With contributions by:
Leonie Brialey, MJ Clarke, Roy T. Cook, Joseph J. Darowski, Ian Gordon, Gene Kannenberg Jr., Christopher P. Lehman, Anne C. McCarthy, Ben Owen, Lara Saguisag, Ben Saunders, Jeffrey O. Segrave, and Michael Tisserand
The Comics of Charles Schulz collects new essays on the work of the creator of the immensely popular Peanuts comic strip. Despite Schulz's celebrity, few scholarly books on his work and career have been published. This collection serves as a foundation for future study not only of Charles Schulz (1922-2000) but, more broadly, of the understudied medium of newspaper comics.
Schulz's Peanuts ran for a half century, during which time he drew the strip and its characters to express keen observations on postwar American life and culture.

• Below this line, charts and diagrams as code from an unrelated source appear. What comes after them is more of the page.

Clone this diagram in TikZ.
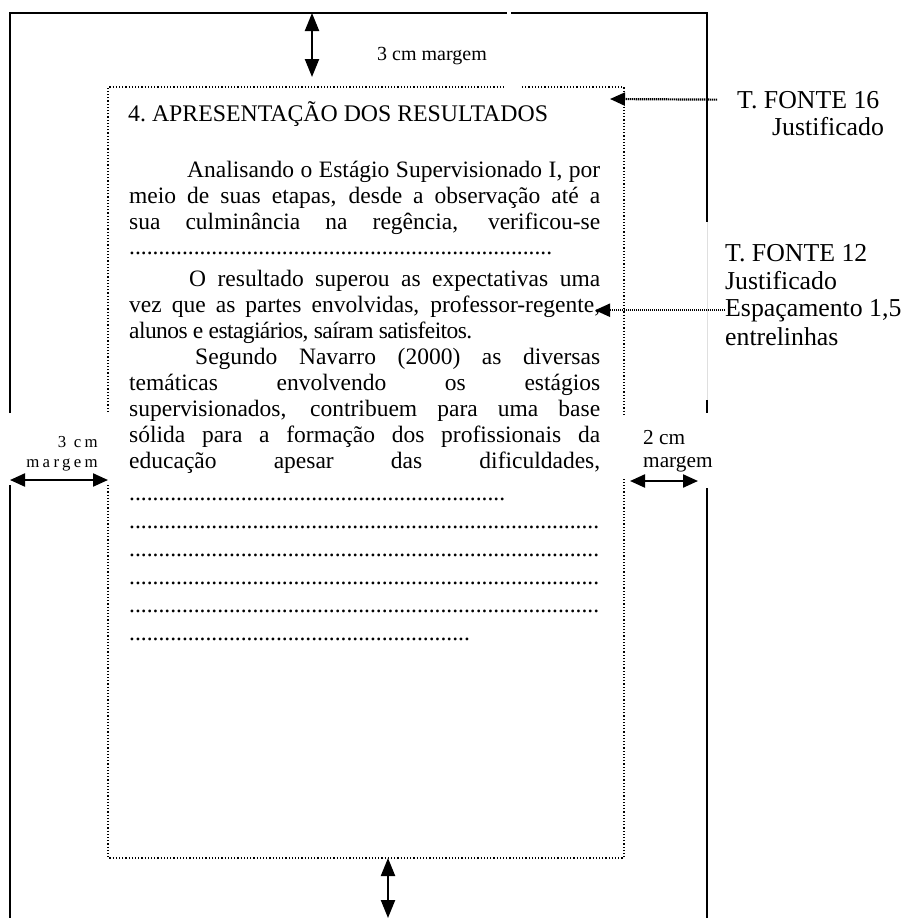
\documentclass[tikz,border=0pt]{standalone}
\usepackage{fontspec}
\setmainfont{Liberation Serif}
\usetikzlibrary{arrows.meta}

\newcommand{\pontos}[1]{\hbox to #1{\leaders\hbox{.}\hfill}}
\newcommand{\justo}[2]{\makebox[#1][s]{#2}}

\begin{document}
\begin{tikzpicture}[x=1pt, y=-1pt,
    corpo/.style={anchor=base west, inner sep=0pt, font=\fontsize{23.5}{26}\selectfont},
    rotulo/.style={anchor=base west, inner sep=0pt, font=\fontsize{25.8}{28}\selectfont}]
  \tikzset{moldura/.style = {line width=2pt}}
  \tikzset{pontilhado/.style = {line width=1.2pt, dash pattern=on 1.2pt off 2pt}}
  \tikzset{seta/.style = {-{Triangle[length=15pt, width=13pt]}, line width=2.2pt, dash pattern=on 1.2pt off 0.8pt}}
  \tikzset{setah/.style = {{Triangle[length=15pt, width=13pt]}-{Triangle[length=15pt, width=13pt]}, line width=2.2pt, dash pattern=on 1.2pt off 0.8pt}}
  \tikzset{setav/.style = {{Triangle[length=18pt, width=14pt]}-{Triangle[length=18pt, width=14pt]}, line width=2.2pt, dash pattern=on 1.2pt off 0.8pt}}

  \useasboundingbox (0,0) rectangle (909,918);

  % folha
  \draw[moldura] (10,413) -- (10,13) -- (507,13);
  \draw[moldura] (511,13) -- (707,13) -- (707,222);
  \draw[gray!25, line width=1pt] (707,222) -- (707,400);
  \draw[moldura] (707,400) -- (707,413);
  \draw[moldura] (10,485) -- (10,930);
  \draw[moldura] (707,488) -- (707,930);

  % caixa do texto
  \draw[pontilhado] (108,412) -- (108,87) -- (504,87);
  \draw[pontilhado] (522,87) -- (624,87) -- (624,415);
  \draw[pontilhado] (108,485) -- (108,858) -- (624,858) -- (624,478);

  % texto
  \node[corpo, font=\fontsize{23.8}{26}\selectfont] (tit) at (128,121) {4.\ APRESENTAÇÃO DOS RESULTADOS};
  \node[corpo] (p1a) at (187,177) {\justo{413pt}{Analisando o Estágio Supervisionado I, por}};
  \node[corpo] (p1b) at (129,203) {\justo{471pt}{meio de suas etapas, desde a observação até a}};
  \node[corpo] (p1c) at (129,229) {\justo{471pt}{sua culminância na regência, verificou-se}};
  \node[corpo] (p1d) at (129,254) {\pontos{424pt}};
  \node[corpo] (p2a) at (189,286) {\justo{411pt}{O resultado superou as expectativas uma}};
  \node[corpo] (p2b) at (129,312) {\justo{471pt}{vez que as partes envolvidas, professor-regente,}};
  \node[corpo] (p2c) at (129,338) {\addfontfeature{LetterSpace=-2.5}alunos e estagiários, saíram satisfeitos.};
  \node[corpo] (p3a) at (195,364) {\justo{405pt}{Segundo Navarro (2000) as diversas}};
  \node[corpo] (p3b) at (129,390) {\justo{471pt}{temáticas envolvendo os estágios}};
  \node[corpo] (p3c) at (129,416) {\justo{471pt}{supervisionados, contribuem para uma base}};
  \node[corpo] (p3d) at (129,442) {\justo{471pt}{sólida para a formação dos profissionais da}};
  \node[corpo] (p3e) at (129,468) {\justo{471pt}{educação apesar das dificuldades,}};
  \node[corpo] (d1) at (129,500) {\pontos{381pt}};
  \node[corpo] (d2) at (129,528) {\pontos{471pt}};
  \node[corpo] (d3) at (129,556) {\pontos{471pt}};
  \node[corpo] (d4) at (129,584) {\pontos{471pt}};
  \node[corpo] (d5) at (129,612) {\pontos{471pt}};
  \node[corpo] (d6) at (129,640) {\pontos{344pt}};

  % rotulos
  \node[rotulo] (f16) at (737,108) {T. FONTE 16};
  \node[rotulo] (j16) at (772,135) {Justificado};
  \node[rotulo] (f12) at (725,261) {T. FONTE 12};
  \node[rotulo] (j12) at (725,289) {Justificado};
  \node[rotulo] (esp) at (725,316) {Espaçamento 1,5};
  \node[rotulo] (entre) at (725,345) {entrelinhas};

  \node[anchor=base, inner sep=0pt, font=\fontsize{20}{22}\selectfont] (mtopo) at (432,60) {3 cm margem};
  \node[anchor=base east, inner sep=0pt, font=\fontsize{16.8}{18}\selectfont\addfontfeature{LetterSpace=20}] (mesq) at (98,447) {3 cm};
  \node[anchor=base east, inner sep=0pt, font=\fontsize{16.8}{18}\selectfont\addfontfeature{LetterSpace=20}] (mesq2) at (98,467) {margem};
  \node[anchor=base west, inner sep=0pt, font=\fontsize{21.3}{23}\selectfont] (mdir) at (643,444) {2 cm};
  \node[anchor=base west, inner sep=0pt, font=\fontsize{21.3}{23}\selectfont] (mdir2) at (643,467) {margem};

  % setas
  \coordinate (p16) at (610,99);
  \coordinate (p12) at (595,310);
  \draw[seta] ([xshift=-20pt]f16.west) -- (p16);
  \draw[seta] (esp.west) -- (esp.west -| p12);

  \coordinate (topo1) at (312,13);
  \coordinate (topo2) at (312,77);
  \coordinate (base1) at (388,858);
  \coordinate (base2) at (388,918);
  \coordinate (esq1) at (10,480);
  \coordinate (esq2) at (108,480);
  \coordinate (dir1) at (630,481);
  \coordinate (dir2) at (698,481);
  \draw[setav] (topo1) -- (topo2);
  \draw[setav] (base1) -- (base2);
  \draw[setah] (esq1) -- (esq2);
  \draw[setah] (dir1) -- (dir2);
\end{tikzpicture}
\end{document}
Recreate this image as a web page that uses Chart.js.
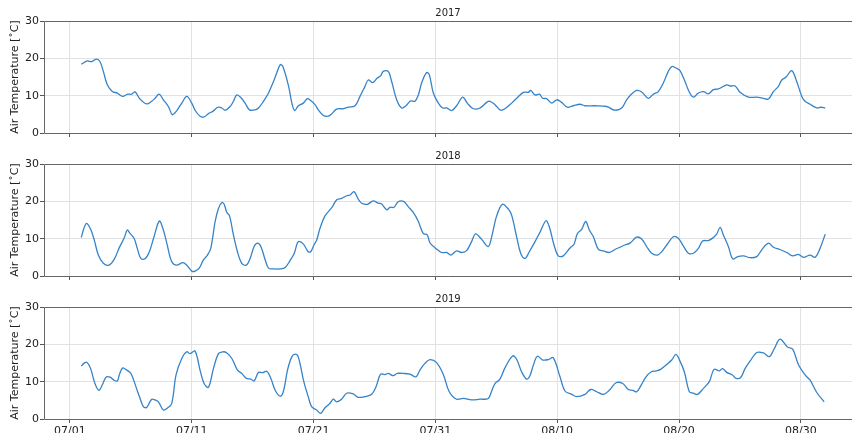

As Peanuts' popularity grew, Schulz had opportunities to shape the iconography, style, and philosophy of modern life in ways he never could have imagined when he began the strip in 1950. Edited by leading scholars Jared Gardner and Ian Gordon, this volume ranges over a spectrum of Schulz's accomplishments and influence, touching on everything from cartoon aesthetics to the marketing of global fast food. Philosophy, ethics, and cultural history all come into play. Indeed, the book even highlights Snoopy's global reach as American soft power.
As the broad interdisciplinary range of this volume makes clear, Peanuts offers countless possibilities for study and analysis. From many perspectives--including childhood studies, ethnic studies, health and exercise studies, as well as sociology--The Comics of Charles Schulz offers the most comprehensive and diverse study of the most influential cartoonist during the second half of the twentieth century.